Madam, - Kevin Myers, and several of your correspondents, would like immigrants to this country from other countries and cultures to adopt "Irish" or, at least, "Western" modes of dress and behaviour. I presume they would also expect visitors from Ireland to those countries - including Islamic ones - to reciprocate, and adopt the local habits?
In the early 1970s I spent two months travelling through Iran, Afghanistan and Pakistan as part of an overland journey to India. It was a fantastic education, and a life-changing experience for me in many ways. One thing in particular that struck me at the time, and has stuck in my mind ever since, was the loutish antics and inappropriate behaviour of a large proportion (though emphatically not all) of the many Western, hippie-type travellers who were passing through the region at the time. This behaviour included much open and enthusiastic drug-taking (of opiates as well as the relatively benign hashish), frequent exposure of far too much flesh by both men and women, and a general looseness of morals and a propensity to mix-and-match sexual partners.

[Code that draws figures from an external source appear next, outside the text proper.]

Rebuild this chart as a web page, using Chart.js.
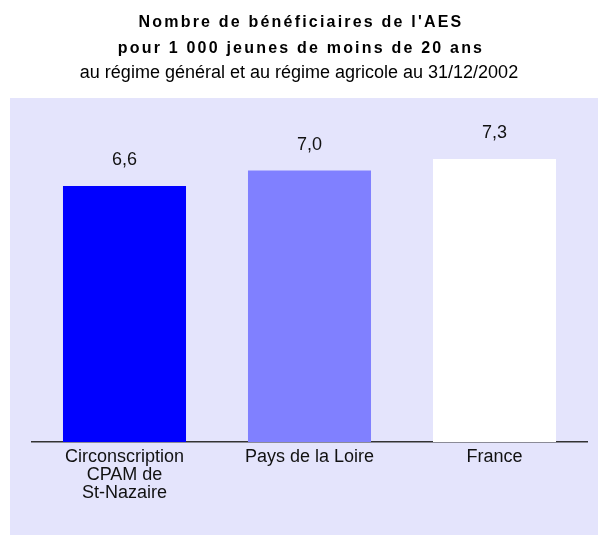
<!DOCTYPE html>
<html>
<head>
<meta charset="utf-8">
<script src="https://cdn.jsdelivr.net/npm/chart.js@4/dist/chart.umd.min.js"></script>
<style>
  html, body { margin: 0; padding: 0; background: #fff; }
  #wrap { position: relative; width: 598px; height: 535px; font-family: "Liberation Sans", Arial, sans-serif; }
  #titles { position: absolute; left: 0; top: 0; width: 598px; text-align: center; color: #000; z-index: 2; }
  .t { position: absolute; left: 0; width: 598px; white-space: nowrap; }
  .b { font-weight: bold; font-size: 16px; letter-spacing: 2.2px; padding-left: 4px; box-sizing: border-box; }
  .n { font-size: 18px; }
  canvas { position: absolute; left: 0; top: 0; }
</style>
</head>
<body>
<div id="wrap">
  <div id="titles">
    <div class="t b" style="top:13px">Nombre de bénéficiaires de l'AES</div>
    <div class="t b" style="top:39px">pour 1 000 jeunes de moins de 20 ans</div>
    <div class="t n" style="top:62px">au régime général et au régime agricole au 31/12/2002</div>
  </div>
  <canvas id="myChart" width="598" height="535"></canvas>
</div>
<script>
// données
const categories = [["Circonscription", "CPAM de", "St-Nazaire"], "Pays de la Loire", "France"];
const values = [6.6, 7.0, 7.3];
const barColors = ["#0000FF", "#8080FF", "#FFFFFF"];

const FONT = "'Liberation Sans', Arial, sans-serif";

// fond lavande derrière le graphique
const bgPlugin = {
  id: "bg",
  beforeDraw(chart) {
    const ctx = chart.ctx;
    ctx.save();
    ctx.fillStyle = "#E4E4FC";
    ctx.fillRect(10, 98, chart.width - 10, chart.height - 98);
    ctx.restore();
  }
};

// étiquettes de valeur au-dessus des barres
const valueLabels = {
  id: "valueLabels",
  afterDatasetsDraw(chart) {
    const ctx = chart.ctx;
    const meta = chart.getDatasetMeta(0);
    ctx.save();
    ctx.font = "18px " + FONT;
    ctx.fillStyle = "#111";
    ctx.textAlign = "center";
    ctx.textBaseline = "middle";
    meta.data.forEach((bar, i) => {
      ctx.fillText(values[i].toFixed(1).replace(".", ","), bar.x, bar.y - 26);
    });
    ctx.restore();
  }
};

Chart.defaults.font.family = FONT;

new Chart(document.getElementById("myChart"), {
  type: "bar",
  data: {
    labels: categories,
    datasets: [{
      data: values,
      backgroundColor: barColors,
      borderWidth: 0,
      categoryPercentage: 1,
      barPercentage: 0.665
    }]
  },
  options: {
    responsive: false,
    animation: false,
    layout: { padding: { left: 32, right: 11, top: 93, bottom: 27 } },
    plugins: {
      legend: { display: false },
      tooltip: { enabled: false }
    },
    scales: {
      x: {
        grid: { display: false, drawTicks: false },
        border: { display: true, color: "#333", width: 1.5 },
        ticks: {
          color: "#111",
          padding: 6,
          maxRotation: 0,
          autoSkip: false,
          font: { size: 18, lineHeight: 1.0 }
        }
      },
      y: {
        display: false,
        min: 0,
        max: 9
      }
    }
  },
  plugins: [bgPlugin, valueLabels]
});
</script>
</body>
</html>
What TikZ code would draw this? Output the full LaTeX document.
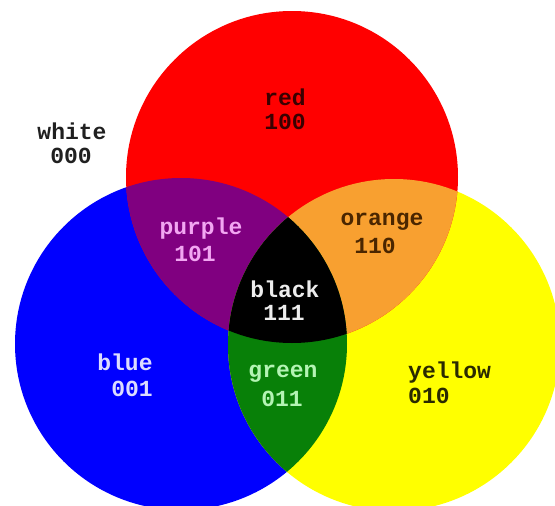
\documentclass[tikz,border=0pt]{standalone}
\usepackage{fontspec}
\setmonofont{Liberation Mono}
\definecolor{cRed}{HTML}{FF0000}
\definecolor{cBlue}{HTML}{0000FF}
\definecolor{cYellow}{HTML}{FFFF00}
\definecolor{cPurple}{HTML}{800080}
\definecolor{cOrange}{HTML}{F8A030}
\definecolor{cGreen}{HTML}{088008}
\definecolor{cBlack}{HTML}{000000}
\definecolor{tRed}{HTML}{3A0000}
\definecolor{tWhite}{HTML}{202020}
\definecolor{tPurple}{HTML}{F2A6F2}
\definecolor{tBlack}{HTML}{EDEDED}
\definecolor{tOrange}{HTML}{4A2600}
\definecolor{tBlue}{HTML}{DCDCFF}
\definecolor{tGreen}{HTML}{B4F4B4}
\definecolor{tYellow}{HTML}{2A2A00}
\tikzset{
  lbl/.style={anchor=base, inner sep=0pt, font=\fontsize{23}{25}\selectfont\ttfamily\bfseries},
}
\begin{document}
\begin{tikzpicture}[x=1pt,y=-1pt]
\fill[white] (0,0) rectangle (555,506);
\useasboundingbox (0,0) rectangle (555,506);
\def\R{166}
\coordinate (cr) at (292,177);
\coordinate (cb) at (181,344);
\coordinate (cy) at (394,345);
% base circles
\fill[cBlue] (cb) circle (\R);
\fill[cYellow] (cy) circle (\R);
\fill[cRed] (cr) circle (\R);
% pairwise overlaps
\begin{scope}
  \clip (cr) circle (\R);
  \fill[cPurple] (cb) circle (\R);
  \fill[cOrange] (cy) circle (\R);
\end{scope}
\begin{scope}
  \clip (cb) circle (\R);
  \fill[cGreen] (cy) circle (\R);
\end{scope}
% triple overlap
\begin{scope}
  \clip (cr) circle (\R);
  \clip (cb) circle (\R);
  \fill[cBlack] (cy) circle (\R);
\end{scope}
% labels
\node[lbl, text=tRed] (redname) at (285,105) {red};
\node[lbl, text=tRed] (redcode) at (285,129.5) {100};
\node[lbl, text=tWhite] (whitename) at (72,139) {white};
\node[lbl, text=tWhite] (whitecode) at (71,163.5) {000};
\node[lbl, text=tPurple] (purplename) at (201,234) {purple};
\node[lbl, text=tPurple] (purplecode) at (195,261.5) {101};
\node[lbl, text=tOrange] (orangename) at (382,225.5) {orange};
\node[lbl, text=tOrange] (orangecode) at (375,253.5) {110};
\node[lbl, text=tBlack] (blackname) at (285,297) {black};
\node[lbl, text=tBlack] (blackcode) at (284,320.5) {111};
\node[lbl, text=tBlue] (bluename) at (125,370) {blue};
\node[lbl, text=tBlue] (bluecode) at (132,396.5) {001};
\node[lbl, text=tGreen] (greenname) at (283,377.5) {green};
\node[lbl, text=tGreen] (greencode) at (282,406.5) {011};
\node[lbl, text=tYellow, anchor=base west] (yellowname) at (408,378) {yellow};
\node[lbl, text=tYellow, anchor=base west] (yellowcode) at (408,403.5) {010};
\end{tikzpicture}
\end{document}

If such behaviour had occurred in Amsterdam, London, San Francisco, or Dublin, say, it would probably have drawn adverse comment. Needless to say it most definitely did not go down well among the much more conservative inhabitants of the host countries. Many I spoke to, including middle-class and widely educated people, were greatly unimpressed by these activities, and several voiced deep concern at the influence that this example of "Western culture" would have on their own young people, and on their traditional ways of life.
I have often wondered to what extent the current upsurge of conservative, traditionalist Islamic fundamentalism, as seen in the revolution in Iran, the rise of the Taliban and, more recently, al-Qaeda, had its origins in a backlash against these excesses and the lack of Western respect for local customs? - Yours, etc,
DARIUS BARTLETT, Department of Geography, University College Cork.